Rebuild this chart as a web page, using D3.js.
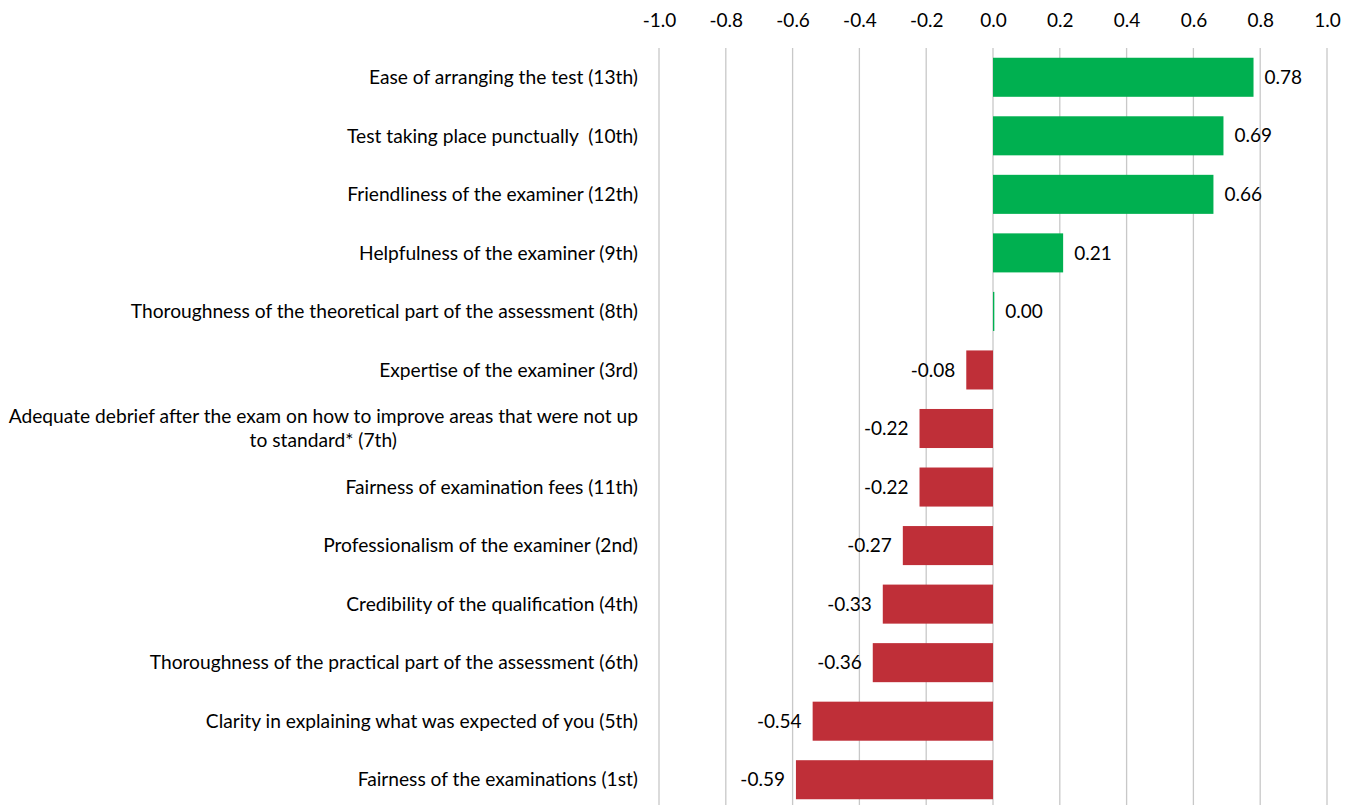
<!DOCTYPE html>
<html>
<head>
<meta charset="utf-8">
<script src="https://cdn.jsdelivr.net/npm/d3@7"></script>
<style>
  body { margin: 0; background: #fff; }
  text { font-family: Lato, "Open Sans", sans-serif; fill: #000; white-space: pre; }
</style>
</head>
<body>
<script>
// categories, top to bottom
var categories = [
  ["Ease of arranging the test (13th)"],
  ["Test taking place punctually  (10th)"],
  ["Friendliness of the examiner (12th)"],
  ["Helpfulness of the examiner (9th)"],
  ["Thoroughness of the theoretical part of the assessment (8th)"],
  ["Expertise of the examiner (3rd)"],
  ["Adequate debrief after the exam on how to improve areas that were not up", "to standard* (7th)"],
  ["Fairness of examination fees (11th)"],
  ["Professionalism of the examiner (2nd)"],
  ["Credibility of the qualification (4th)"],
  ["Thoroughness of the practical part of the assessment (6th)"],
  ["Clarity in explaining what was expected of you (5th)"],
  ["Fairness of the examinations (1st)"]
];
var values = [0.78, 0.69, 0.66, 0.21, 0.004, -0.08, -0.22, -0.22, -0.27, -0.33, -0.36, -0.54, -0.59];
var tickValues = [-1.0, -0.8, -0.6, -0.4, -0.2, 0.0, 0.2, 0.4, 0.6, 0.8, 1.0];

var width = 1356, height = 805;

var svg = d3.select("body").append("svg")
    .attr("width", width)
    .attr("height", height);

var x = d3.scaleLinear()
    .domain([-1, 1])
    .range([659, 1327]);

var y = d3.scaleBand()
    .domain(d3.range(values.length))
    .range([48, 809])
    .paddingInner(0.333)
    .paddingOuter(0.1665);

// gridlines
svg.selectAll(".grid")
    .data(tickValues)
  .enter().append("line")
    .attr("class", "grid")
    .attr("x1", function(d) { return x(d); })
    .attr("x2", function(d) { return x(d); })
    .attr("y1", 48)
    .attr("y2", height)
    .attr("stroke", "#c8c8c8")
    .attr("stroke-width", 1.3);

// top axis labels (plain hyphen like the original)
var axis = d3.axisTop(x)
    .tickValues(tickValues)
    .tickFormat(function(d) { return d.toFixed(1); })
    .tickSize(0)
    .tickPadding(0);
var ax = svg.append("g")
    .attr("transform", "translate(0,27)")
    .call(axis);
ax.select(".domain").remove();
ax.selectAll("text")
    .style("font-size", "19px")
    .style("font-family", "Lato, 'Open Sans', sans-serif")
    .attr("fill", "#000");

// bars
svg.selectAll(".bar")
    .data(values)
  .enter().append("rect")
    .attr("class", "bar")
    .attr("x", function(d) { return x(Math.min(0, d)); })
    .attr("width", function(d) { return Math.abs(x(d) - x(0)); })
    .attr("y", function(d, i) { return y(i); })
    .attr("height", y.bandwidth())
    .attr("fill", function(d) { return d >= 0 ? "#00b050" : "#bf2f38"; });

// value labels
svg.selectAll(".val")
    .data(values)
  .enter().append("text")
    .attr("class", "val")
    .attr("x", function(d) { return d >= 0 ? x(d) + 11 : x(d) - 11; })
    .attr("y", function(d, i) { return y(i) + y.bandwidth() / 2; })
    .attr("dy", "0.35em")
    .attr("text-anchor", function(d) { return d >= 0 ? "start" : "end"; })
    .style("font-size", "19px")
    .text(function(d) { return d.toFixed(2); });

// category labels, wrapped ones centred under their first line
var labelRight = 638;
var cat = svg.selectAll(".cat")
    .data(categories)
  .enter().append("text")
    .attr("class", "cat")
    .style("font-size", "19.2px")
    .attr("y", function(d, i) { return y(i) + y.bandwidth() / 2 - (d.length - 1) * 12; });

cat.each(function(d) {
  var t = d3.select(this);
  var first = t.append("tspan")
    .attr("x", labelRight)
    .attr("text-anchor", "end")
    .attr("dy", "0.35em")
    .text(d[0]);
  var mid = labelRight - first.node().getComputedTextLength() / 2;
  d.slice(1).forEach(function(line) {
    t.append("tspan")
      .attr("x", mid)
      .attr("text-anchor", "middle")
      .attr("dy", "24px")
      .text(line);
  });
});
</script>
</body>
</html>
# # # # #
Return the whole listing, word for word, and leave out every picture.

→ Answer to this problem:
Rebuild this chart as a web page, using D3.js.
<!DOCTYPE html>
<html>
<head>
<meta charset="utf-8">
<script src="https://cdn.jsdelivr.net/npm/d3@7"></script>
<style>
  body { margin: 0; background: #fff; }
  text { font-family: Lato, "Open Sans", sans-serif; fill: #000; white-space: pre; }
</style>
</head>
<body>
<script>
// categories, top to bottom
var categories = [
  ["Ease of arranging the test (13th)"],
  ["Test taking place punctually  (10th)"],
  ["Friendliness of the examiner (12th)"],
  ["Helpfulness of the examiner (9th)"],
  ["Thoroughness of the theoretical part of the assessment (8th)"],
  ["Expertise of the examiner (3rd)"],
  ["Adequate debrief after the exam on how to improve areas that were not up", "to standard* (7th)"],
  ["Fairness of examination fees (11th)"],
  ["Professionalism of the examiner (2nd)"],
  ["Credibility of the qualification (4th)"],
  ["Thoroughness of the practical part of the assessment (6th)"],
  ["Clarity in explaining what was expected of you (5th)"],
  ["Fairness of the examinations (1st)"]
];
var values = [0.78, 0.69, 0.66, 0.21, 0.004, -0.08, -0.22, -0.22, -0.27, -0.33, -0.36, -0.54, -0.59];
var tickValues = [-1.0, -0.8, -0.6, -0.4, -0.2, 0.0, 0.2, 0.4, 0.6, 0.8, 1.0];

var width = 1356, height = 805;

var svg = d3.select("body").append("svg")
    .attr("width", width)
    .attr("height", height);

var x = d3.scaleLinear()
    .domain([-1, 1])
    .range([659, 1327]);

var y = d3.scaleBand()
    .domain(d3.range(values.length))
    .range([48, 809])
    .paddingInner(0.333)
    .paddingOuter(0.1665);

// gridlines
svg.selectAll(".grid")
    .data(tickValues)
  .enter().append("line")
    .attr("class", "grid")
    .attr("x1", function(d) { return x(d); })
    .attr("x2", function(d) { return x(d); })
    .attr("y1", 48)
    .attr("y2", height)
    .attr("stroke", "#c8c8c8")
    .attr("stroke-width", 1.3);

// top axis labels (plain hyphen like the original)
var axis = d3.axisTop(x)
    .tickValues(tickValues)
    .tickFormat(function(d) { return d.toFixed(1); })
    .tickSize(0)
    .tickPadding(0);
var ax = svg.append("g")
    .attr("transform", "translate(0,27)")
    .call(axis);
ax.select(".domain").remove();
ax.selectAll("text")
    .style("font-size", "19px")
    .style("font-family", "Lato, 'Open Sans', sans-serif")
    .attr("fill", "#000");

// bars
svg.selectAll(".bar")
    .data(values)
  .enter().append("rect")
    .attr("class", "bar")
    .attr("x", function(d) { return x(Math.min(0, d)); })
    .attr("width", function(d) { return Math.abs(x(d) - x(0)); })
    .attr("y", function(d, i) { return y(i); })
    .attr("height", y.bandwidth())
    .attr("fill", function(d) { return d >= 0 ? "#00b050" : "#bf2f38"; });

// value labels
svg.selectAll(".val")
    .data(values)
  .enter().append("text")
    .attr("class", "val")
    .attr("x", function(d) { return d >= 0 ? x(d) + 11 : x(d) - 11; })
    .attr("y", function(d, i) { return y(i) + y.bandwidth() / 2; })
    .attr("dy", "0.35em")
    .attr("text-anchor", function(d) { return d >= 0 ? "start" : "end"; })
    .style("font-size", "19px")
    .text(function(d) { return d.toFixed(2); });

// category labels, wrapped ones centred under their first line
var labelRight = 638;
var cat = svg.selectAll(".cat")
    .data(categories)
  .enter().append("text")
    .attr("class", "cat")
    .style("font-size", "19.2px")
    .attr("y", function(d, i) { return y(i) + y.bandwidth() / 2 - (d.length - 1) * 12; });

cat.each(function(d) {
  var t = d3.select(this);
  var first = t.append("tspan")
    .attr("x", labelRight)
    .attr("text-anchor", "end")
    .attr("dy", "0.35em")
    .text(d[0]);
  var mid = labelRight - first.node().getComputedTextLength() / 2;
  d.slice(1).forEach(function(line) {
    t.append("tspan")
      .attr("x", mid)
      .attr("text-anchor", "middle")
      .attr("dy", "24px")
      .text(line);
  });
});
</script>
</body>
</html>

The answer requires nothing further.